Titre original : « Kind Hearts and Coronets »
En 1868, la veille de son exécution, Louis Mazzani, duc d’Ascoyne, écrit ses mémoires. Sa mère ayant été reniée par sa famille de haute noblesse après avoir épousé un chanteur italien, Louis a juré de se venger et de tuer tous les membres de la famille situés avant lui dans la ligne de descendance directe… 65 ans après sa sortie, Noblesse oblige reste insurpassé dans le genre de l’humour anglais, une sorte de mètre-étalon de l’humour noir qui a fait, plus que tous les autres, la renommée des studios anglais Ealing. Prenant appui sur un roman de Roy Horniman, Robert Hamer et John Dighton ont écrit une comédie mêlant ironie, immoralité et cynisme dans un écrin formé par une narration empreinte de retenue et de distinction. Ils ont su trouver un ton très original, éminemment britannique. Les dialogues sont brillants et savoureux. Mais le succès de Noblesse oblige est également dû à une autre trouvaille qui fit sa renommée : faire jouer huit rôles différents (dont une femme) par Alec Guinness, une petite prouesse que l’acteur accomplit avec panache et, bien entendu, humour. Car l’humour est toujours présent, pas celui qui nous fait rire aux éclats mais un humour pince-sans-rire et subtil, tout en retenue : les délices de l’humour anglais à son meilleur. Insensible au temps, Noblesse oblige est une petite merveille, un film qui mérite bien sa réputation.
Elle:
Lui :
Acteurs: Dennis Price, Valerie Hobson, Joan Greenwood, Alec Guinness
Voir la fiche du film et la filmographie de Robert Hamer sur le site IMDB.
Voir les autres films de Robert Hamer chroniqués sur ce blog…
Remarques :
* Pour passer la censure, la version américaine a dix secondes supplémentaires à la fin montrant une personne découvrant le manuscrit (ce qui est pourtant implicite dans la version originale). En outre, des dialogues furent coupés pour préserver les bonnes mœurs… Au total, la version américaine est plus courte de 6 minutes.

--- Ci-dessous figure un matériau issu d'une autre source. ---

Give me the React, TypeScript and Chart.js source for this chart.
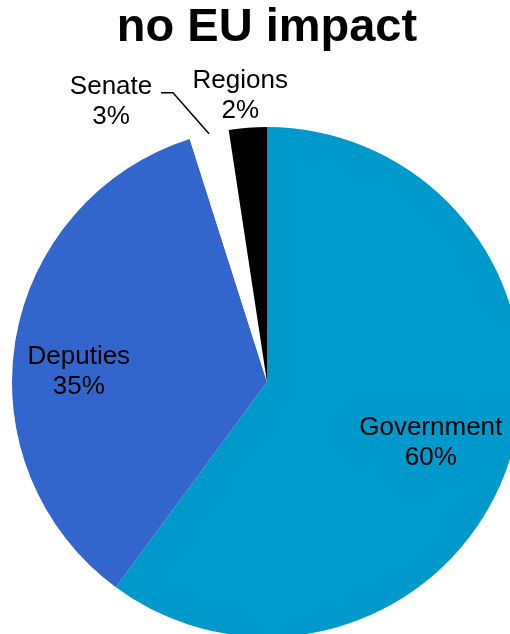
import React, { useEffect, useRef } from "react";
import { Chart, registerables } from "chart.js";

Chart.register(...registerables);

const titleText = "no EU impact";
const categories = ["Government", "Deputies", "Senate", "Regions"];
const values = [60.1, 35.0, 2.5, 2.4];
const percentLabels = ["60%", "35%", "3%", "2%"];
const sliceColors = ["#0099CC", "#3366CC", "#FFFFFF", "#000000"];

const FONT = "'Liberation Sans', Arial, Helvetica, sans-serif";

// label placement style: radius fraction and pixel nudge; outside = with leader line
const labelRadius = [0.68, 0.74, 1.0, 1.13];
const labelNudge = [[-1, 7], [-2, 21], [0, 0], [-5, 1]];
const leaderLine = [false, false, true, false];

const labelPlugin = {
  id: "sliceLabels",
  afterDatasetsDraw(chart: any) {
    const ctx = chart.ctx;
    const meta = chart.getDatasetMeta(0);
    ctx.save();
    ctx.font = `26px ${FONT}`;
    ctx.fillStyle = "#000";
    ctx.textAlign = "center";
    ctx.textBaseline = "middle";
    meta.data.forEach((arc: any, i: number) => {
      const mid = (arc.startAngle + arc.endAngle) / 2;
      const R = arc.outerRadius;
      const cos = Math.cos(mid);
      const sin = Math.sin(mid);
      let cx: number, cy: number;
      if (leaderLine[i]) {
        const p0x = arc.x + cos * R;
        const p0y = arc.y + sin * R;
        const p1x = p0x - 36;
        const p1y = p0y - 41;
        const p2x = p1x - 12;
        const p2y = p1y;
        ctx.strokeStyle = "#000";
        ctx.lineWidth = 1.5;
        ctx.beginPath();
        ctx.moveTo(p0x, p0y);
        ctx.lineTo(p1x, p1y);
        ctx.lineTo(p2x, p2y);
        ctx.stroke();
        cx = p2x - 50;
        cy = p2y + 9;
      } else {
        cx = arc.x + cos * R * labelRadius[i] + labelNudge[i][0];
        cy = arc.y + sin * R * labelRadius[i] + labelNudge[i][1];
      }
      ctx.fillText(categories[i], cx, cy - 15);
      ctx.fillText(percentLabels[i], cx, cy + 15);
    });
    ctx.restore();
  },
};

export default function App() {
  const ref = useRef<HTMLCanvasElement>(null);
  useEffect(() => {
    if (!ref.current) return;
    const chart = new Chart(ref.current, {
      type: "pie",
      data: {
        labels: categories,
        datasets: [
          {
            data: values,
            backgroundColor: sliceColors,
            borderWidth: 0,
          },
        ],
      },
      options: {
        responsive: false,
        animation: false,
        layout: { padding: { left: 12, right: 12, top: 0, bottom: 20 } },
        plugins: {
          legend: { display: false },
          tooltip: { enabled: false },
          title: {
            display: true,
            text: titleText,
            color: "#000",
            font: { family: FONT, size: 47, weight: "bold", lineHeight: 1.2 },
            padding: { top: 0, bottom: 70.6 },
          },
        },
      },
      plugins: [labelPlugin],
    } as any);
    return () => chart.destroy();
  }, []);
  return (
    <div
      style={{
        position: "fixed",
        left: 0,
        top: 0,
        width: 510,
        height: 634,
        overflow: "hidden",
        background: "#fff",
      }}
    >
      <canvas ref={ref} width={534} height={657} style={{ display: "block" }} />
    </div>
  );
}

* Le titre est dérivé d’un vers d’Alfred Tennyson devenu proverbe anglais, « Kind hearts are more than coronets », qui signifie « un coeur bon vaut mieux que des lettres de noblesse.» (Poème Lady Clara Vere de Vere, ca. 1833, où l’auteur s’en prend assez durement à une jeune femme qui joue de sa noble lignée pour séduire.)
Extrait :
Howe’er it be, it seems to me,
‘Tis only noble to be good.
Kind hearts are more than coronets,
And simple faith than Norman blood.
Lire le poème en entier…
* La phrase faisant le titre français, Noblesse oblige, est prononcée en français dans la version originale anglaise, au tout début dans le dialogue entre le directeur de la prison et le bourreau.
* Parmi tous les films des studios Ealing, Noblesse oblige est celui dont l’humour est le plus noir. A ce propos, il faut noter que si le film a fait en grande partie la réputation des studios Ealing, son dirigeant Michael Balcon n’était guère enthousiaste sur le projet, persuadé que cette forme d’humour ne fonctionnerait pas auprès du public.
* Alec Guinness n’a pas été engagé pour jouer tous les rôles (était-ce pour un seul rôle, deux ou quatre ? Les témoignages divergent…) C’est lui-même qui a insisté pour les jouer tous. L’effet sur le succès du film n’avait pas été vraiment anticipé comme en témoigne l’affiche originale ci-dessus qui met en avant les deux éléments féminins. Ce n’est que plus tard que les affiches furent refaites pour montrer les huit personnages d’Alec Guinness (voir exemple ci-contre).
* Noblesse oblige est à la 6e position dans l’excellente liste des 100 meilleurs films britanniques du British Film Institute (B.F.I.) (liste établie en 1999).